Involve Others – During the development phase of your ROI, determine the key stakeholders and include them in the development. Examples of these influential individuals might be your boss, someone from finance or other members of administration. Having support during the development of your ROI will be critical as your project moves through the approval stage. You may be able to ask one of the vendors involved in the project to offer their support in developing your ROI. It is likely that they have assisted other clients, thus they can help you navigate through difficult scenarios. Vendor support has been invaluable although I caution that you need to verify that the projections are not overly optimistic and account for all essential elements.
Track Results – Once a capital project is complete, we tend to focus our efforts on new initiatives. Yet I suggest that you need to measure your results and communicate the successes or opportunities for improvement. This ensures that you are fulfilling the intent of your project and your credibility for promoting future projects will be enhanced if you are known to deliver results.
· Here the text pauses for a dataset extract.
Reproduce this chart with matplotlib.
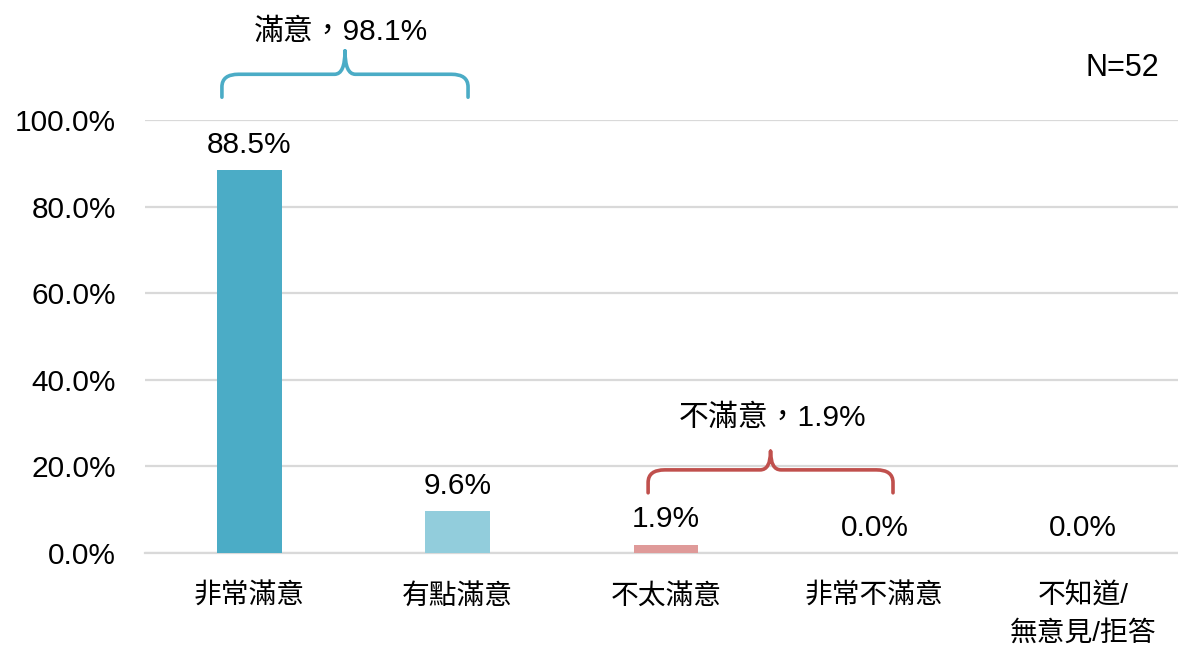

What happens if you develop your ROI and the result is that your project cannot be justified? Don't abandon the overall plan — instead consider revising. Often times, knowing what the ROI can justify and reverse engineering to fit within that scope can be very successful. In addition to saving tremendous amounts of time, you are scaling your project to the right size.
While your project is never guaranteed approval, having a project aligned with organizational goals, solid ROI, and reputation as a manager that delivers results will offer greater chances for your success.